Jordan was first-team All-ACC in 1983 and 1984. The only other player to earn first-team All-ACC honors in those seasons was his Tar Heel teammate, Sam Perkins.

Jordan is one of nine Tar Heels to win ACC Rookie of the Year honors.

Jordan scored 1,788 points as a Tar Heel (17.7 per game).

He averaged 20.0 points as a sophomore and 19.6 as a junior.

Jordan shot 44.7 percent from three-point range in 1982-83 when the ACC experimented for that one season with a 17-feet, 9-inch line.

Carolina went 88-13 overall and 42-4 in ACC regular-season play in Jordan’s three seasons.

Carolina was unbeaten against two ACC teams in Jordan’s three seasons – 8-0 vs. Clemson and 7-0 vs.
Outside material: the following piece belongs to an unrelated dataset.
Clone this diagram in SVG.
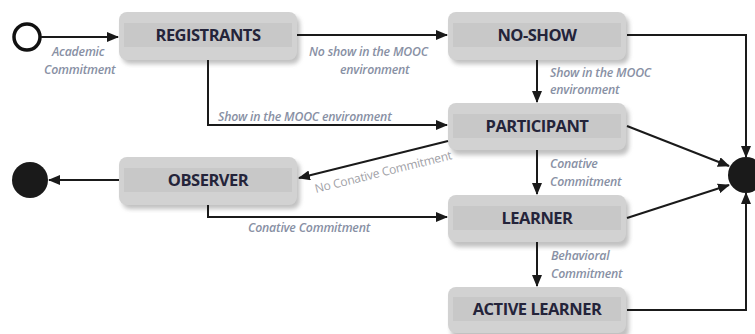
<svg xmlns="http://www.w3.org/2000/svg" width="755" height="334" viewBox="0 0 755 334">
<style>
.box{fill:#d2d2d2;}
.band{fill:#c8c8c8;}
.shadow{fill:#8f8f8f;opacity:0.55;}
.nt{font-family:"Open Sans","Liberation Sans",sans-serif;font-weight:bold;font-size:16.5px;fill:#24243a;text-anchor:middle;letter-spacing:-0.5px;}
.lbl{font-family:"Open Sans","Liberation Sans",sans-serif;font-style:italic;font-weight:600;font-size:12.3px;fill:#8890a4;letter-spacing:-0.2px;}
.c{fill:none;stroke:#1a1a1a;stroke-width:2;}
</style>
<defs>
<marker id="ah" viewBox="0 0 12 10" refX="11" refY="5" markerWidth="12" markerHeight="10" markerUnits="userSpaceOnUse" orient="auto">
<path d="M0,0 L12,5 L0,10 z" fill="#1a1a1a"/>
</marker>
<filter id="blur" x="-10%" y="-20%" width="120%" height="150%"><feGaussianBlur stdDeviation="2"/></filter>
</defs>
<rect width="755" height="334" fill="#ffffff"/>

<g id="start"><circle cx="27" cy="37" r="13" fill="#ffffff" stroke="#111" stroke-width="3.5"/></g>
<g id="end-left"><circle cx="30" cy="180" r="18" fill="#1a1a1a"/></g>
<g id="end-right"><circle cx="746" cy="175" r="18" fill="#1a1a1a"/></g>

<g id="registrants">
<rect class="shadow" x="122" y="16" width="178" height="48" rx="8" filter="url(#blur)"/>
<rect class="box" x="119" y="12" width="178" height="48" rx="8"/>
<rect class="band" x="124" y="23" width="168" height="24"/>
<text class="nt" x="208" y="41">REGISTRANTS</text>
</g>
<g id="no-show">
<rect class="shadow" x="451" y="16" width="178" height="48" rx="8" filter="url(#blur)"/>
<rect class="box" x="448" y="12" width="178" height="48" rx="8"/>
<rect class="band" x="453" y="23" width="168" height="24"/>
<text class="nt" x="537" y="41">NO-SHOW</text>
</g>
<g id="participant">
<rect class="shadow" x="451" y="107" width="178" height="48" rx="8" filter="url(#blur)"/>
<rect class="box" x="448" y="103" width="178" height="47" rx="8"/>
<rect class="band" x="453" y="114" width="168" height="24"/>
<text class="nt" x="537" y="132">PARTICIPANT</text>
</g>
<g id="observer">
<rect class="shadow" x="122" y="161" width="178" height="48" rx="8" filter="url(#blur)"/>
<rect class="box" x="119" y="157" width="178" height="48" rx="8"/>
<rect class="band" x="124" y="168" width="168" height="24"/>
<text class="nt" x="208" y="186">OBSERVER</text>
</g>
<g id="learner">
<rect class="shadow" x="451" y="199" width="178" height="48" rx="8" filter="url(#blur)"/>
<rect class="box" x="448" y="195" width="178" height="47" rx="8"/>
<rect class="band" x="453" y="206" width="168" height="24"/>
<text class="nt" x="537" y="224">LEARNER</text>
</g>
<g id="active-learner">
<rect class="shadow" x="451" y="291" width="178" height="48" rx="8" filter="url(#blur)"/>
<rect class="box" x="448" y="287" width="178" height="46" rx="8"/>
<rect class="band" x="453" y="297" width="168" height="24"/>
<text class="nt" x="537" y="315">ACTIVE LEARNER</text>
</g>

<g id="connectors">
<line class="c" x1="41" y1="37" x2="118" y2="37" marker-end="url(#ah)"/>
<line class="c" x1="297" y1="35" x2="447" y2="35" marker-end="url(#ah)"/>
<polyline class="c" points="208,60 208,125 447,125" marker-end="url(#ah)"/>
<line class="c" x1="537" y1="60" x2="537" y2="102" marker-end="url(#ah)"/>
<polyline class="c" points="627,35 746,35 746,157" marker-end="url(#ah)"/>
<line class="c" x1="627" y1="126" x2="729" y2="166" marker-end="url(#ah)"/>
<line class="c" x1="448" y1="141" x2="299" y2="178" marker-end="url(#ah)"/>
<line class="c" x1="119" y1="180" x2="49" y2="180" marker-end="url(#ah)"/>
<line class="c" x1="537" y1="150" x2="537" y2="194" marker-end="url(#ah)"/>
<polyline class="c" points="208,205 208,217 447,217" marker-end="url(#ah)"/>
<line class="c" x1="627" y1="218" x2="729" y2="185" marker-end="url(#ah)"/>
<line class="c" x1="537" y1="242" x2="537" y2="286" marker-end="url(#ah)"/>
<polyline class="c" points="627,310 746,310 746,193" marker-end="url(#ah)"/>
</g>

<g id="labels">
<text class="lbl" x="52" y="56">Academic</text>
<text class="lbl" x="44" y="74">Commitment</text>
<text class="lbl" x="309" y="56">No show in the MOOC</text>
<text class="lbl" x="340" y="74">environment</text>
<text class="lbl" x="218" y="121">Show in the MOOC environment</text>
<text class="lbl" x="550" y="77">Show in the MOOC</text>
<text class="lbl" x="550" y="94">environment</text>
<text class="lbl" x="316" y="193" transform="rotate(-14 316 193)" style="fill:#a0a0a6;font-weight:normal;font-style:normal;font-size:12px">No Conative Commitment</text>
<text class="lbl" x="550" y="168">Conative</text>
<text class="lbl" x="550" y="186">Commitment</text>
<text class="lbl" x="248" y="232">Conative Commitment</text>
<text class="lbl" x="551" y="260">Behavioral</text>
<text class="lbl" x="551" y="278">Commitment</text>
</g>
</svg>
Georgia Tech.

Jordan led Team USA to a gold medal in the 1984 Summer Olympics after his junior season at Carolina. He led Team USA in scoring with 137 points in eight games (17.1 ppg), including a game-high 20 points in the gold medal game against Spain.

Jordan’s coaches at UNC included head coach Dean Smith and assistant coaches Bill Guthridge, Eddie Fogler and Roy Williams. All four earned National Coach of the Year honors as head coaches.